[start Data]

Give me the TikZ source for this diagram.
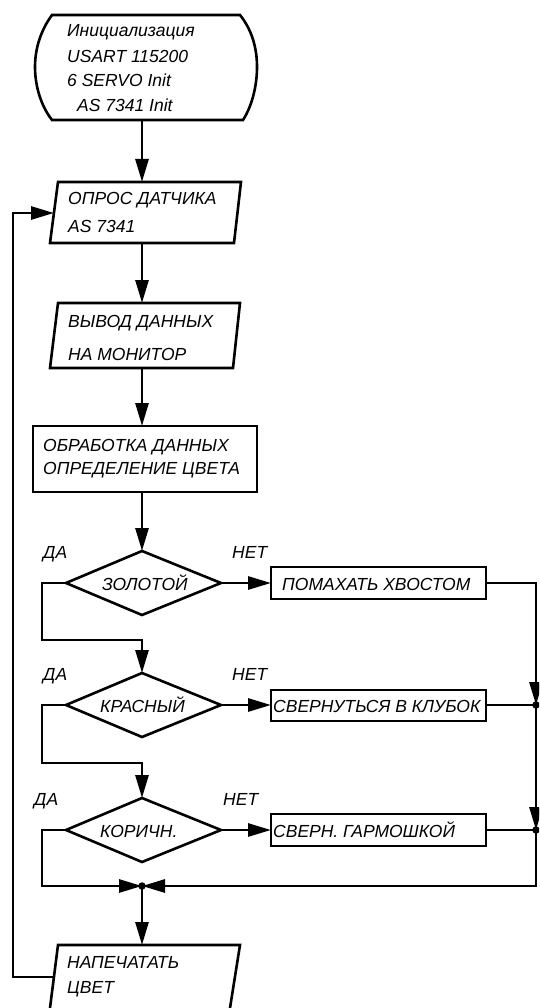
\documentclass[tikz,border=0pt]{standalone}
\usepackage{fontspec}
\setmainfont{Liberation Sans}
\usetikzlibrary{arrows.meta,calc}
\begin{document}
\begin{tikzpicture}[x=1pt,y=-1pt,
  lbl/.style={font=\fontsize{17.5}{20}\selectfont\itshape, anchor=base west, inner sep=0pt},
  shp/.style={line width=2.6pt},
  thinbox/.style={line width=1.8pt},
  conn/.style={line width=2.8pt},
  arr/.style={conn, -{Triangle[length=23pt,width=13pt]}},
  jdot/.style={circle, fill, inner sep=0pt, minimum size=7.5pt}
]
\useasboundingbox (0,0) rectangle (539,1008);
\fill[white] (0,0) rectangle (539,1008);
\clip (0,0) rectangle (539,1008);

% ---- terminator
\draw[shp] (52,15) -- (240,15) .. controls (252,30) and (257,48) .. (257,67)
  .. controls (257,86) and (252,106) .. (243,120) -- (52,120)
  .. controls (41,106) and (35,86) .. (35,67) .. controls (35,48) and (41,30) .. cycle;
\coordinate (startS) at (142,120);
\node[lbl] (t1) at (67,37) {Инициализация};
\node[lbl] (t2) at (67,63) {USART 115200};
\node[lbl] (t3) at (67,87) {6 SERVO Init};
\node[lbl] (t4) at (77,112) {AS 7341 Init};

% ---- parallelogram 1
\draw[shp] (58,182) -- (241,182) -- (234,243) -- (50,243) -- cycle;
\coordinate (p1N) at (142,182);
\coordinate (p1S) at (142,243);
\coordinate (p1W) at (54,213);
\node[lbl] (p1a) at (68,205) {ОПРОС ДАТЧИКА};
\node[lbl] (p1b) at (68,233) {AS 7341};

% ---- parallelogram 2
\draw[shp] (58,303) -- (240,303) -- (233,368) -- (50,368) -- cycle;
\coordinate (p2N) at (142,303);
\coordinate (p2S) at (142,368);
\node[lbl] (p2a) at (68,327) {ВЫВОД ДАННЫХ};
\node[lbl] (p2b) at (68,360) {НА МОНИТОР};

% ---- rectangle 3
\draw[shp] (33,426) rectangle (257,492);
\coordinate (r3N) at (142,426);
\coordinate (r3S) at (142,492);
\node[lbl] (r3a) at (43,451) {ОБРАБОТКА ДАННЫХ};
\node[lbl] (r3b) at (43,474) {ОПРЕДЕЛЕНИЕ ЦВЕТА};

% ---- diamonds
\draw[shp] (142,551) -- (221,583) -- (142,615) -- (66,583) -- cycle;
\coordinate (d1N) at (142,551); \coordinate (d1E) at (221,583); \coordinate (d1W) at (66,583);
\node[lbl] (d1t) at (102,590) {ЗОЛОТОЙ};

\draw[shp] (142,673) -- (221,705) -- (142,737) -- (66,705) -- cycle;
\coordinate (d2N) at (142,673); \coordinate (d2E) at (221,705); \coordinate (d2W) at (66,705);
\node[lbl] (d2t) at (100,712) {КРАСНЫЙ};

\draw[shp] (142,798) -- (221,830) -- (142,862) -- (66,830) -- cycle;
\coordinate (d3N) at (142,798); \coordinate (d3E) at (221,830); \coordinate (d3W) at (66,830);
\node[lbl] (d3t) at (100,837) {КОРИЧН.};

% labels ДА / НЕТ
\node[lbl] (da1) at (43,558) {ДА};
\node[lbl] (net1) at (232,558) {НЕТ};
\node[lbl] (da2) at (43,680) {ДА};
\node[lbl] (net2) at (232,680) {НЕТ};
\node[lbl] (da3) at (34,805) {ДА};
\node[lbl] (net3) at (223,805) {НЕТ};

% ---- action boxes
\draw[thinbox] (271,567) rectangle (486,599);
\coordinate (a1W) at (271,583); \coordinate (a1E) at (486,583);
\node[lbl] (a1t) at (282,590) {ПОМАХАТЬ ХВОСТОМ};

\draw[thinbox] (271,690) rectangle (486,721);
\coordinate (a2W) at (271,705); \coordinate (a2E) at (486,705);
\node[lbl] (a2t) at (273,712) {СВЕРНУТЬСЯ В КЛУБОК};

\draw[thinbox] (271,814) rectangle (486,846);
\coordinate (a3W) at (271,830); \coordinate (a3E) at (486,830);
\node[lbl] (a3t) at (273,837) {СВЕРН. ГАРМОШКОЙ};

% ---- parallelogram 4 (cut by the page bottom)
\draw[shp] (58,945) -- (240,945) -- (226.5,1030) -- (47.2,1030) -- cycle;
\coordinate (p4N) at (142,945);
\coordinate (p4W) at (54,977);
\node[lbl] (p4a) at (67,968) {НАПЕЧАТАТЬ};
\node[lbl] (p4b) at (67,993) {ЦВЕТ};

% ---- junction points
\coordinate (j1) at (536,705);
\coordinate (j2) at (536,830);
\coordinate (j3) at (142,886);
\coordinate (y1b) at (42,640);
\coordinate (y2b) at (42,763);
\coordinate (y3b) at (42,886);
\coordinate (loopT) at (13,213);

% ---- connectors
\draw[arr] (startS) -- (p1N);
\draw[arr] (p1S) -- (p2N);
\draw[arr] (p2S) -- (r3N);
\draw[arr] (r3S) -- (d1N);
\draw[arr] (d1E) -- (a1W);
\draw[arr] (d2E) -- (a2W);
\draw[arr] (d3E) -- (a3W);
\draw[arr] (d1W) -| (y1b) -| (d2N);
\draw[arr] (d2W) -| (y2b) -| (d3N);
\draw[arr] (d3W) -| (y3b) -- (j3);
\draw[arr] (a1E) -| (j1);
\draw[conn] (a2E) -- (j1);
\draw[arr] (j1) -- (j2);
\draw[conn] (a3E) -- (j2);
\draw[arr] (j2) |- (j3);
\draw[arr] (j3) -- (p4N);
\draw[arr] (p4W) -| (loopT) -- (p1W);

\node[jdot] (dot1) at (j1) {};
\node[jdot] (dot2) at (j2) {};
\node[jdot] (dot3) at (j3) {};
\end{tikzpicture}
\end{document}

[end Data]

→ Exercise goal
Write the listing out a second time exactly, dropping all images.

→ The solution
Give me the TikZ source for this diagram.
\documentclass[tikz,border=0pt]{standalone}
\usepackage{fontspec}
\setmainfont{Liberation Sans}
\usetikzlibrary{arrows.meta,calc}
\begin{document}
\begin{tikzpicture}[x=1pt,y=-1pt,
  lbl/.style={font=\fontsize{17.5}{20}\selectfont\itshape, anchor=base west, inner sep=0pt},
  shp/.style={line width=2.6pt},
  thinbox/.style={line width=1.8pt},
  conn/.style={line width=2.8pt},
  arr/.style={conn, -{Triangle[length=23pt,width=13pt]}},
  jdot/.style={circle, fill, inner sep=0pt, minimum size=7.5pt}
]
\useasboundingbox (0,0) rectangle (539,1008);
\fill[white] (0,0) rectangle (539,1008);
\clip (0,0) rectangle (539,1008);

% ---- terminator
\draw[shp] (52,15) -- (240,15) .. controls (252,30) and (257,48) .. (257,67)
  .. controls (257,86) and (252,106) .. (243,120) -- (52,120)
  .. controls (41,106) and (35,86) .. (35,67) .. controls (35,48) and (41,30) .. cycle;
\coordinate (startS) at (142,120);
\node[lbl] (t1) at (67,37) {Инициализация};
\node[lbl] (t2) at (67,63) {USART 115200};
\node[lbl] (t3) at (67,87) {6 SERVO Init};
\node[lbl] (t4) at (77,112) {AS 7341 Init};

% ---- parallelogram 1
\draw[shp] (58,182) -- (241,182) -- (234,243) -- (50,243) -- cycle;
\coordinate (p1N) at (142,182);
\coordinate (p1S) at (142,243);
\coordinate (p1W) at (54,213);
\node[lbl] (p1a) at (68,205) {ОПРОС ДАТЧИКА};
\node[lbl] (p1b) at (68,233) {AS 7341};

% ---- parallelogram 2
\draw[shp] (58,303) -- (240,303) -- (233,368) -- (50,368) -- cycle;
\coordinate (p2N) at (142,303);
\coordinate (p2S) at (142,368);
\node[lbl] (p2a) at (68,327) {ВЫВОД ДАННЫХ};
\node[lbl] (p2b) at (68,360) {НА МОНИТОР};

% ---- rectangle 3
\draw[shp] (33,426) rectangle (257,492);
\coordinate (r3N) at (142,426);
\coordinate (r3S) at (142,492);
\node[lbl] (r3a) at (43,451) {ОБРАБОТКА ДАННЫХ};
\node[lbl] (r3b) at (43,474) {ОПРЕДЕЛЕНИЕ ЦВЕТА};

% ---- diamonds
\draw[shp] (142,551) -- (221,583) -- (142,615) -- (66,583) -- cycle;
\coordinate (d1N) at (142,551); \coordinate (d1E) at (221,583); \coordinate (d1W) at (66,583);
\node[lbl] (d1t) at (102,590) {ЗОЛОТОЙ};

\draw[shp] (142,673) -- (221,705) -- (142,737) -- (66,705) -- cycle;
\coordinate (d2N) at (142,673); \coordinate (d2E) at (221,705); \coordinate (d2W) at (66,705);
\node[lbl] (d2t) at (100,712) {КРАСНЫЙ};

\draw[shp] (142,798) -- (221,830) -- (142,862) -- (66,830) -- cycle;
\coordinate (d3N) at (142,798); \coordinate (d3E) at (221,830); \coordinate (d3W) at (66,830);
\node[lbl] (d3t) at (100,837) {КОРИЧН.};

% labels ДА / НЕТ
\node[lbl] (da1) at (43,558) {ДА};
\node[lbl] (net1) at (232,558) {НЕТ};
\node[lbl] (da2) at (43,680) {ДА};
\node[lbl] (net2) at (232,680) {НЕТ};
\node[lbl] (da3) at (34,805) {ДА};
\node[lbl] (net3) at (223,805) {НЕТ};

% ---- action boxes
\draw[thinbox] (271,567) rectangle (486,599);
\coordinate (a1W) at (271,583); \coordinate (a1E) at (486,583);
\node[lbl] (a1t) at (282,590) {ПОМАХАТЬ ХВОСТОМ};

\draw[thinbox] (271,690) rectangle (486,721);
\coordinate (a2W) at (271,705); \coordinate (a2E) at (486,705);
\node[lbl] (a2t) at (273,712) {СВЕРНУТЬСЯ В КЛУБОК};

\draw[thinbox] (271,814) rectangle (486,846);
\coordinate (a3W) at (271,830); \coordinate (a3E) at (486,830);
\node[lbl] (a3t) at (273,837) {СВЕРН. ГАРМОШКОЙ};

% ---- parallelogram 4 (cut by the page bottom)
\draw[shp] (58,945) -- (240,945) -- (226.5,1030) -- (47.2,1030) -- cycle;
\coordinate (p4N) at (142,945);
\coordinate (p4W) at (54,977);
\node[lbl] (p4a) at (67,968) {НАПЕЧАТАТЬ};
\node[lbl] (p4b) at (67,993) {ЦВЕТ};

% ---- junction points
\coordinate (j1) at (536,705);
\coordinate (j2) at (536,830);
\coordinate (j3) at (142,886);
\coordinate (y1b) at (42,640);
\coordinate (y2b) at (42,763);
\coordinate (y3b) at (42,886);
\coordinate (loopT) at (13,213);

% ---- connectors
\draw[arr] (startS) -- (p1N);
\draw[arr] (p1S) -- (p2N);
\draw[arr] (p2S) -- (r3N);
\draw[arr] (r3S) -- (d1N);
\draw[arr] (d1E) -- (a1W);
\draw[arr] (d2E) -- (a2W);
\draw[arr] (d3E) -- (a3W);
\draw[arr] (d1W) -| (y1b) -| (d2N);
\draw[arr] (d2W) -| (y2b) -| (d3N);
\draw[arr] (d3W) -| (y3b) -- (j3);
\draw[arr] (a1E) -| (j1);
\draw[conn] (a2E) -- (j1);
\draw[arr] (j1) -- (j2);
\draw[conn] (a3E) -- (j2);
\draw[arr] (j2) |- (j3);
\draw[arr] (j3) -- (p4N);
\draw[arr] (p4W) -| (loopT) -- (p1W);

\node[jdot] (dot1) at (j1) {};
\node[jdot] (dot2) at (j2) {};
\node[jdot] (dot3) at (j3) {};
\end{tikzpicture}
\end{document}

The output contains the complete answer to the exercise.